** Start Record excerpts **

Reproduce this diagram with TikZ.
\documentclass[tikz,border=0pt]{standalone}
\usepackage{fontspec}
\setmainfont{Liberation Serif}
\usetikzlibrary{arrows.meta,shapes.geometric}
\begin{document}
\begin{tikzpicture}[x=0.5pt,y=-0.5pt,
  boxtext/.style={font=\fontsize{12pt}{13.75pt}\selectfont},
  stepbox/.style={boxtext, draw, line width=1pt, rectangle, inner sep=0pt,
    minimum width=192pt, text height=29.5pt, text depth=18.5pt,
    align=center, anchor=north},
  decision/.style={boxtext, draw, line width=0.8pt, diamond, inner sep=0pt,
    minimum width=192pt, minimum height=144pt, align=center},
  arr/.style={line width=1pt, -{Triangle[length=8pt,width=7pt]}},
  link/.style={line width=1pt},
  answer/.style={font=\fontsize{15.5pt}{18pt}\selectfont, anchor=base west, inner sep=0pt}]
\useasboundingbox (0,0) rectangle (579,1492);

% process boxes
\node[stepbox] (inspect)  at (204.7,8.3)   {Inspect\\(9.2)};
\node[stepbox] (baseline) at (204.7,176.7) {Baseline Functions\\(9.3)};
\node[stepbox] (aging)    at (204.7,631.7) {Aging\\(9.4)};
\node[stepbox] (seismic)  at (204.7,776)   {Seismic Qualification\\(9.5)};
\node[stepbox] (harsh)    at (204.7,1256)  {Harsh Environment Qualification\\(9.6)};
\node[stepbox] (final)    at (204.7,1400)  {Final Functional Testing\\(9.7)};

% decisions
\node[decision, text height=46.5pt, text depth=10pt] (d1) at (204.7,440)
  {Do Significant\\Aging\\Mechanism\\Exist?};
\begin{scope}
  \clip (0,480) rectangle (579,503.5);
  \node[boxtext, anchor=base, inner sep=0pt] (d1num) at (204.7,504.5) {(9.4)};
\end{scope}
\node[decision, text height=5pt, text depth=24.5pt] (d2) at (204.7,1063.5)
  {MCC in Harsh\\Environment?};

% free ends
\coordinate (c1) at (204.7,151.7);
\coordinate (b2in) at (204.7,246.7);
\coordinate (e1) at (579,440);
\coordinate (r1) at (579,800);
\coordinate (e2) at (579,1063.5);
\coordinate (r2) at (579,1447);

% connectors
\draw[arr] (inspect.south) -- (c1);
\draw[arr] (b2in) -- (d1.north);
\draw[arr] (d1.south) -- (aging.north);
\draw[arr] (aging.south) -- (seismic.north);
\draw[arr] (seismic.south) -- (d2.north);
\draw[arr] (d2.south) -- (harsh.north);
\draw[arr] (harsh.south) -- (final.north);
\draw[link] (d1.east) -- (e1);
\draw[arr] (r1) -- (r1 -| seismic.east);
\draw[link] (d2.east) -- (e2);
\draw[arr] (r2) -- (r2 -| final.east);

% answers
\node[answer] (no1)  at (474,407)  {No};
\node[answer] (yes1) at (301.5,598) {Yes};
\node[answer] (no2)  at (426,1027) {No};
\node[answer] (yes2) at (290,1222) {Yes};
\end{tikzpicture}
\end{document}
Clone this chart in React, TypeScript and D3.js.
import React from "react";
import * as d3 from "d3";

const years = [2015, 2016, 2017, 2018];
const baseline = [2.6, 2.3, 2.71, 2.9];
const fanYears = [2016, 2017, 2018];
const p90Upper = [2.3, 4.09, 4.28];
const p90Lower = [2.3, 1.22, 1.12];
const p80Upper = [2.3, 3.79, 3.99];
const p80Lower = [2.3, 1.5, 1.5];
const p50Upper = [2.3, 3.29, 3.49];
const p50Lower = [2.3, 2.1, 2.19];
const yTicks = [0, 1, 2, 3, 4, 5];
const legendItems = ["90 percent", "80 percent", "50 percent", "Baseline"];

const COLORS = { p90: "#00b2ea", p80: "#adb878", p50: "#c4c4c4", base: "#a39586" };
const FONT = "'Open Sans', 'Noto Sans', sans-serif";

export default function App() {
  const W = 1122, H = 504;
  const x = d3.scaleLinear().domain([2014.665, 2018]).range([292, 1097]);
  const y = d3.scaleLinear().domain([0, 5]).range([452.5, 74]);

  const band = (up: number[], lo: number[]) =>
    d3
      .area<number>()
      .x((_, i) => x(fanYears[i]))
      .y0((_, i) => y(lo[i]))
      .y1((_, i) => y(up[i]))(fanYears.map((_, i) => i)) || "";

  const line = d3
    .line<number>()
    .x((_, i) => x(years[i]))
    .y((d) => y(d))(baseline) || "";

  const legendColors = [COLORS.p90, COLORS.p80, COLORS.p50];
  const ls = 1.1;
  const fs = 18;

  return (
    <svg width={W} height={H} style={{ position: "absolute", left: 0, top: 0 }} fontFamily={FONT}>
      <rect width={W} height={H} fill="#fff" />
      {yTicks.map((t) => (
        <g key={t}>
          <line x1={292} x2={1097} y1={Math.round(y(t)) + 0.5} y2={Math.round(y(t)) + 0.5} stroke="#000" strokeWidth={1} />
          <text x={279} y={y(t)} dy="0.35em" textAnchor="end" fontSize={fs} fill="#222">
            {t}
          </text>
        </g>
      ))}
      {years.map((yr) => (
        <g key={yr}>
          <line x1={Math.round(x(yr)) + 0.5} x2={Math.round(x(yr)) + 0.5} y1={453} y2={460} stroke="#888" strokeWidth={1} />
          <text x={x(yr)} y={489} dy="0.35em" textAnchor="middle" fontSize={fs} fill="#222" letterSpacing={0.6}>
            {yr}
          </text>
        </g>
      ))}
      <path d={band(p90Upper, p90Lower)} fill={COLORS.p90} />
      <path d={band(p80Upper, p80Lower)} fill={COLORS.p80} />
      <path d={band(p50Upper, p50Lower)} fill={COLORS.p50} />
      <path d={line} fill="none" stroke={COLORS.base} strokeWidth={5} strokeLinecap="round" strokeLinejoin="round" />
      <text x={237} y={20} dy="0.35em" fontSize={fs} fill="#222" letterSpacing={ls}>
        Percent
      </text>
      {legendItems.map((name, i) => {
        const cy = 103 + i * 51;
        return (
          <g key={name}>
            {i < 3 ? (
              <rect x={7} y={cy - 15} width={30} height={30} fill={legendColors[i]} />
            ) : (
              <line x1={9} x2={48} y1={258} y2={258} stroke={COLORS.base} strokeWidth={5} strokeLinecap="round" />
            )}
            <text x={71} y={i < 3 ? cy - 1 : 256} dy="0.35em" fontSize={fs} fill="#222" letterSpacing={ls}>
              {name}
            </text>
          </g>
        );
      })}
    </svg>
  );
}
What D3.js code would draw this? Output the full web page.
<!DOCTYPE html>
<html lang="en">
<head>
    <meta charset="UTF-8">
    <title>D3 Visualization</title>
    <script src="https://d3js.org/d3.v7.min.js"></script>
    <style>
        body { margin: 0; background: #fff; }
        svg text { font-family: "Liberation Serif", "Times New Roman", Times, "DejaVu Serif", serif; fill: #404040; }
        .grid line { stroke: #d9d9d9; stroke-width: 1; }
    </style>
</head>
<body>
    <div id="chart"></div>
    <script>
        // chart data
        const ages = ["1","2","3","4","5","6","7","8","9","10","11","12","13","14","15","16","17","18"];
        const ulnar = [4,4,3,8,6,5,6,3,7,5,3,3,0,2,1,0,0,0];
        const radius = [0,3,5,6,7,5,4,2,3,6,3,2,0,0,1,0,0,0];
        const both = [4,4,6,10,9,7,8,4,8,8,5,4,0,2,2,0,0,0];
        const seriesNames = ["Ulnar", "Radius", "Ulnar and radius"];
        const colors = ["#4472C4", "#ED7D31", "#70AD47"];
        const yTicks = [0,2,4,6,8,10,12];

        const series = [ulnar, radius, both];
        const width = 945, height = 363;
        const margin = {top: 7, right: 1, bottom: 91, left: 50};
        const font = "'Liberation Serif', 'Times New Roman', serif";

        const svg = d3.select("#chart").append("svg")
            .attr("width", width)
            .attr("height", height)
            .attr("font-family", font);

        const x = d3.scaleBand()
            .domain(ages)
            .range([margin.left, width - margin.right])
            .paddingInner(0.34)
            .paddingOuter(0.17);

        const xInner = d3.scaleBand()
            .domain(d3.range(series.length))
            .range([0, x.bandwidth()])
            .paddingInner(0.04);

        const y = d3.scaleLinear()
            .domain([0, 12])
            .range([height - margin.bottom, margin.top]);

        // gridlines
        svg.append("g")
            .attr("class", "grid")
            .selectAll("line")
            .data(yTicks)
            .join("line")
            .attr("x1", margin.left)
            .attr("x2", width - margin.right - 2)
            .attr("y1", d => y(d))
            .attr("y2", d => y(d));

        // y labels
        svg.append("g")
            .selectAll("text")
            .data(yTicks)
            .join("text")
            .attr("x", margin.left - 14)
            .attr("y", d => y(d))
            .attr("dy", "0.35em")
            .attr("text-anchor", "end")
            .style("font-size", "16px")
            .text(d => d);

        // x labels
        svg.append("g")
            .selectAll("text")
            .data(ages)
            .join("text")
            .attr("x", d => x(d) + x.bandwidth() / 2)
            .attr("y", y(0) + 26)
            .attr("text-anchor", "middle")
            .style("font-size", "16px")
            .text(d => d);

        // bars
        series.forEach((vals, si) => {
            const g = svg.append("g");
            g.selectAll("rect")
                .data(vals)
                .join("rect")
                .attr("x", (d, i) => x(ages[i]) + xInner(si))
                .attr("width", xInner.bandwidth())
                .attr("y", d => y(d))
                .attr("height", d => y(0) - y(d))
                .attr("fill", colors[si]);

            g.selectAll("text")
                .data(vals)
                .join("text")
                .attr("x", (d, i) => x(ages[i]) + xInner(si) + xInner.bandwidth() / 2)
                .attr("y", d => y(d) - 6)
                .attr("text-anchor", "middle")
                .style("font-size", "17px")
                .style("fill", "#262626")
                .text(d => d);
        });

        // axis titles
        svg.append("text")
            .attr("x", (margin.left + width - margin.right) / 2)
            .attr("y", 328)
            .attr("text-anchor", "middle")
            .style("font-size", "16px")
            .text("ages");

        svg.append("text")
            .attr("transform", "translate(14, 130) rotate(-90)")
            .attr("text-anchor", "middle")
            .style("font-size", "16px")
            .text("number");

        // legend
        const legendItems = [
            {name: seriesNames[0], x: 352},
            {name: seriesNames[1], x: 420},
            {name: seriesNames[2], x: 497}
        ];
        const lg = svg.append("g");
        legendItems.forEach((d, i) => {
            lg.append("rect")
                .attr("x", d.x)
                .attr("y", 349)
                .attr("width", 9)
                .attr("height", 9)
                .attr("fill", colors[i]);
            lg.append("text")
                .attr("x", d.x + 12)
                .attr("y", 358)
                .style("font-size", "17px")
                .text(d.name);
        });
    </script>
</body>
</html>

** End Record excerpts **

-- Requirements --
Exactly as written, return the lines from the line containing "Clone this chart" through the line containing "const fs = 18;", both included.

-- Result --
Clone this chart in React, TypeScript and D3.js.
import React from "react";
import * as d3 from "d3";

const years = [2015, 2016, 2017, 2018];
const baseline = [2.6, 2.3, 2.71, 2.9];
const fanYears = [2016, 2017, 2018];
const p90Upper = [2.3, 4.09, 4.28];
const p90Lower = [2.3, 1.22, 1.12];
const p80Upper = [2.3, 3.79, 3.99];
const p80Lower = [2.3, 1.5, 1.5];
const p50Upper = [2.3, 3.29, 3.49];
const p50Lower = [2.3, 2.1, 2.19];
const yTicks = [0, 1, 2, 3, 4, 5];
const legendItems = ["90 percent", "80 percent", "50 percent", "Baseline"];

const COLORS = { p90: "#00b2ea", p80: "#adb878", p50: "#c4c4c4", base: "#a39586" };
const FONT = "'Open Sans', 'Noto Sans', sans-serif";

export default function App() {
  const W = 1122, H = 504;
  const x = d3.scaleLinear().domain([2014.665, 2018]).range([292, 1097]);
  const y = d3.scaleLinear().domain([0, 5]).range([452.5, 74]);

  const band = (up: number[], lo: number[]) =>
    d3
      .area<number>()
      .x((_, i) => x(fanYears[i]))
      .y0((_, i) => y(lo[i]))
      .y1((_, i) => y(up[i]))(fanYears.map((_, i) => i)) || "";

  const line = d3
    .line<number>()
    .x((_, i) => x(years[i]))
    .y((d) => y(d))(baseline) || "";

  const legendColors = [COLORS.p90, COLORS.p80, COLORS.p50];
  const ls = 1.1;
  const fs = 18;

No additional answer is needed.